I encountered the idea of a “digital garden” Friday and was instantly enthusiastic and spent some time this weekend nerding out about it. Here is the result – the beginning of my digital garden: mitchwagner.com.

A digital garden is a personal website curated by its author, with essays and information about the subject or subjects they’re excited about. Some are wide-ranging and complex and cover a variety of subjects, while others cover a single subject, such as neurology or books,

Here’s a directory of digital gardens. It’s a digital garden of digital gardens!

Digital gardens provide an alternative to chronological streams such as blogs and social media. Streams are great for finding out what’s happening and whats new now. But they’re lousy for organizing information. Also, streams are terrible for longevity. Once stuff gets pushed down off the top of the stream, it disappears. Digital gardens are places where you can organize information and keeping information available over the long term.

Digital gardens can be very simple, just an index page or a Google Doc. Or you can use sophisticated software to create complex, Wikipedia-like documents.

After a while thinking about this idea, I realized that we’re talking here about the old, 90s “personal website.” People back then would create websites devoted to their favorite bands, or hobbies, or just their own lives and interests. Eventually these got swallowed up by Wikipedia, Google and the various social media silos.

Digital gardens are an extension of, and renaming of, personal websites. That doesn’t make the idea less powerful though.

Digital gardens are exciting to me, personally, because they solve a couple of problems that I’ve been noodling about for years. One problem is that I post a lot of stuff to my streams. Some days I post a dozen or two dozen items. Most are ephemeral – links to breaking news articles, some with comments, some without. Wisecracks. Memes. Old ads and photos from the mid-20th Century.

But some of what I post seems like it should be more long-lasting, whether it’s a book review or the journal of our 25th anniversary safari to Africa last year.

A digital garden solves that problem. I can just put up an index page of links to long-lived and notable content, and let that — rather than the blog or my biography — be my home page. I’ll continue with the blog and keep the bio. But the index page will be the main entrance to my site.

Again, this is not a new idea. Gina Trapani has been doing that a few years, and I don’t think she would say her idea is particularly original to her. But it’s still a great idea — and it’s new to me.

The second problem that digital gardens solve for me is that I’ve been noodling about ideas for projects for, well, several years now. Interviews with people I find interesting, software reviews and how-tos. Occasionally I have even acted on these ideas. But I don’t do it often because I don’t have a permanent home for them.

Resources

My digital garden: mitchwagner.com.

Here’s the article that got me excited, and introduced the idea of “digital gardening” to me: Digital gardens let you cultivate your own little bit of the internet

How the blog broke the web – Amy Hoy provides a brief history of blogs and social media, and discusses why they’re not great ways to organize information.

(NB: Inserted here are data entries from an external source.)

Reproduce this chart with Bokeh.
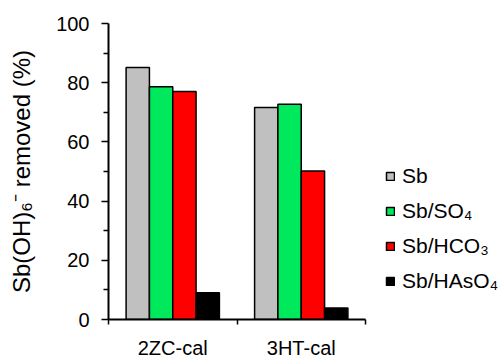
import numpy as np
from bokeh.plotting import figure
from bokeh.layouts import row
from bokeh.models import (Range1d, FixedTicker, Legend, LegendItem)
from bokeh.embed import file_html
from bokeh.resources import INLINE

# ---- data ----
groups = ["2ZC-cal", "3HT-cal"]
series = ["Sb", "Sb/SO\u2084", "Sb/HCO\u2083", "Sb/HAsO\u2084"]
sb = [85.1, 71.6]
sb_so4 = [78.6, 72.7]
sb_hco3 = [77.0, 50.2]
sb_hasO4 = [9.0, 3.9]
colors = ["#C0C0C0", "#00E85C", "#FF0000", "#000000"]
y_ticks = [0, 20, 40, 60, 80, 100]
y_minor = [10, 30, 50, 70, 90]

values = [sb, sb_so4, sb_hco3, sb_hasO4]

FONT = "Liberation Sans"

p = figure(width=368, height=361, output_backend="svg", toolbar_location=None,
           x_range=Range1d(0, len(groups)), y_range=Range1d(0, 100),
           min_border_left=108, min_border_right=3, min_border_top=23,
           min_border_bottom=41)
p.outline_line_color = None
p.xgrid.visible = False
p.ygrid.visible = False
p.background_fill_color = "white"
p.border_fill_color = "white"

bw = 0.1815
centers = np.arange(len(groups)) + 0.5
for i, (vals, col) in enumerate(zip(values, colors)):
    off = (i - 1.5) * bw
    p.vbar(x=centers + off, top=vals, width=bw, fill_color=col,
           line_color="black", line_width=1.5)

# x axis: labels at category centres, ticks at category boundaries
xa = p.xaxis[0]
xa.ticker = FixedTicker(ticks=list(centers), minor_ticks=list(range(len(groups) + 1)))
xa.major_label_overrides = {float(c): g for c, g in zip(centers, groups)}
xa.major_tick_out = 0
xa.major_tick_in = 0
xa.minor_tick_out = 5
xa.minor_tick_in = 0
xa.minor_tick_line_color = "black"
xa.minor_tick_line_width = 1.5
xa.axis_line_color = "black"
xa.axis_line_width = 2
xa.major_label_text_font = FONT
xa.major_label_text_font_size = "20px"
xa.major_label_text_color = "black"
xa.major_label_standoff = 12

ya = p.yaxis[0]
ya.ticker = FixedTicker(ticks=y_ticks, minor_ticks=y_minor)
ya.major_tick_out = 7
ya.major_tick_in = 0
ya.minor_tick_out = 5
ya.minor_tick_in = 0
ya.major_tick_line_width = 1.5
ya.minor_tick_line_width = 1.5
ya.major_tick_line_color = "black"
ya.minor_tick_line_color = "black"
ya.axis_line_color = "black"
ya.axis_line_width = 2
ya.major_label_text_font = FONT
ya.major_label_text_font_size = "20px"
ya.major_label_text_color = "black"
ya.major_label_standoff = 12
ya.axis_label = "Sb(OH)\u2086\u207b removed (%)"
ya.axis_label_text_font = FONT
ya.axis_label_text_font_size = "24px"
ya.axis_label_text_font_style = "normal"
ya.axis_label_text_color = "black"
ya.axis_label_standoff = 18

# legend panel (separate figure so the legend can sit beside the plot frame)
p2 = figure(width=131, height=361, output_backend="svg", toolbar_location=None,
            x_axis_location=None, y_axis_location=None,
            x_range=Range1d(0, 1), y_range=Range1d(0, 1), min_border=0)
p2.outline_line_color = None
p2.grid.visible = False
p2.background_fill_color = "white"
p2.border_fill_color = "white"
swatches = []
for i, (vals, col) in enumerate(zip(values, colors)):
    r = p2.vbar(x=centers + (i - 1.5) * bw, top=vals, width=bw, fill_color=col,
                line_color="black", line_width=1.5)
    r.visible = False
    swatches.append(r)
legend = Legend(items=[LegendItem(label=s, renderers=[r]) for s, r in zip(series, swatches)],
                location=(17, 26), orientation="vertical",
                glyph_width=10, glyph_height=10, label_height=20, spacing=11,
                padding=0, margin=0, label_standoff=7,
                border_line_color=None, background_fill_alpha=0,
                label_text_font=FONT, label_text_font_size="21px",
                label_text_color="black")
p2.add_layout(legend)

layout = row(p, p2)
open("out.html", "w").write(file_html(layout, INLINE))
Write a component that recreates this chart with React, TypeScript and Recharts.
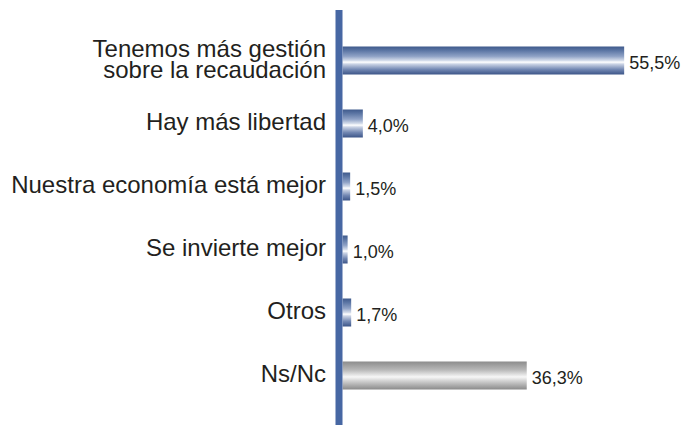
import { Bar, BarChart, Cell, LabelList, XAxis, YAxis } from 'recharts'

const categories = [
	'Tenemos más gestión\nsobre la recaudación',
	'Hay más libertad',
	'Nuestra economía está mejor',
	'Se invierte mejor',
	'Otros',
	'Ns/Nc',
]
const values = [55.5, 4.0, 1.5, 1.0, 1.7, 36.3]
const fills = ['blue', 'blue', 'blue', 'blue', 'blue', 'gray']

const data = categories.map((name, i) => ({ name, value: values[i], fill: fills[i] }))

const fmt = (v: number) => v.toFixed(1).replace('.', ',') + '%'

const CategoryTick = (props: any) => {
	const { x, y, payload } = props
	const lines = String(payload.value).split('\n')
	const tx = x - 5
	if (lines.length === 1) {
		return (
			<text x={tx} y={y + 7} textAnchor='end' fontSize={24} fill='#231f20'>
				{lines[0]}
			</text>
		)
	}
	return (
		<text x={tx} y={y - 3} textAnchor='end' fontSize={24} fill='#231f20'>
			{lines.map((l, i) => (
				<tspan key={i} x={tx} dy={i === 0 ? 0 : 21}>
					{l}
				</tspan>
			))}
		</text>
	)
}

const ValueLabel = (props: any) => {
	const { x, y, width, height, value } = props
	return (
		<text x={x + width + 5} y={y + height / 2 + 8} fontSize={18} fill='#231f20'>
			{fmt(value)}
		</text>
	)
}

const App = () => {
	return (
		<div
			style={{
				position: 'absolute',
				left: 0,
				top: 0,
				fontFamily: '"Liberation Sans", Arial, sans-serif',
			}}
		>
			<BarChart
				width={691}
				height={425}
				data={data}
				layout='vertical'
				margin={{ top: 10, right: 44, bottom: 0, left: 0 }}
			>
				<defs>
					<linearGradient id='gBlue' x1='0' y1='0' x2='0' y2='1'>
						<stop offset='0%' stopColor='#3f5a8c' />
						<stop offset='15%' stopColor='#5d77a5' />
						<stop offset='35%' stopColor='#8fa2c6' />
						<stop offset='50%' stopColor='#d4dcea' />
						<stop offset='56%' stopColor='#ffffff' />
						<stop offset='63%' stopColor='#c9d2e4' />
						<stop offset='82%' stopColor='#7287b2' />
						<stop offset='100%' stopColor='#3c5588' />
					</linearGradient>
					<linearGradient id='gGray' x1='0' y1='0' x2='0' y2='1'>
						<stop offset='0%' stopColor='#8c8c8c' />
						<stop offset='30%' stopColor='#b8b8b8' />
						<stop offset='55%' stopColor='#f7f7f7' />
						<stop offset='70%' stopColor='#d0d0d0' />
						<stop offset='100%' stopColor='#8a8a8a' />
					</linearGradient>
				</defs>
				<XAxis type='number' hide domain={[-0.7, 60]} allowDataOverflow />
				<YAxis
					type='category'
					dataKey='name'
					width={339}
					padding={{ top: 18.5, bottom: 18.5 }}
					axisLine={{ stroke: '#4767a3', strokeWidth: 7 }}
					tickLine={false}
					tick={<CategoryTick />}
					interval={0}
				/>
				<Bar dataKey='value' barSize={28} isAnimationActive={false}>
					{data.map((d, i) => (
						<Cell key={i} fill={d.fill === 'gray' ? 'url(#gGray)' : 'url(#gBlue)'} />
					))}
					<LabelList dataKey='value' content={<ValueLabel />} />
				</Bar>
			</BarChart>
		</div>
	)
}

export default App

Hoy says there were only 23 blogs in 1999? Amazing. By late 2001 there seemed like a million of them.

Maggie Appleton: A Brief History & Ethos of the Digital Garden – Apparently the term and idea has been around in various forms for more than 20 years. Not surprising. The internet is a tangled web. Streams and search engines are two great ways to find stuff, but stuff can still be hard to find. That’s not a new problem.

Maggie Appleton’s directory of digital gardeners and digital gardening tools

Maggie’s Digital Garden

Maggie again: A brief overview of digital gardens as a Twitter thread.

A list of artificial brain networked notebook apps – These include a couple of familiar names to me, such as Roam Research and Obsidian. They seem to be a mix of private note-taking apps, Internet publishing tools, and private apps that can also publish to the public web.

This is a take on “digital gardens” that borrows from the philosophy of “zettelkasten.” Put simply, a zettelkasten is a system of note-taking where you write down each idea separately — in its original vision decades ago, you wrote each idea on a slip of paper or index card, though now of course there are digital versions — and then link madly between related notes. Ideas can come from books, articles, thinking, observations, whatever. Zettelkasten advocates say they can come up with fresh insights simply by returning to their zettel and following the links. German sociologist Niklas Luhmann, who invented the idea, credited his zettelkasten as a collaborator on many papers and books.

You don’t have to use dedicated software for a digital garden. Mine is just an index page for my existing blog.

Second Brain – “A curated list of awesome “Public Zettelkastens 🗄️ / Second Brains 🧠 / Digital Gardens 🌱”

Digital Gardens – Another explainer with a couple of examples. The author says:

In basic terms, [a digital garden] is a different format for written content on the web. It’s about moving away from blog posts ordered by dates and categories, into more of an interlinked web of notes.

One of the main ingredients is bi-directional links between those notes, creating a network of notes, similar to Wikipedia.

I would not say that the notes have to be interlinked, Wikipedia-style. Though they can be.

gwern.net – A very nice example of a digital garden covering a broad range of subjects.

Article: My blog is a digital garden, not a blog by Joel Hooks.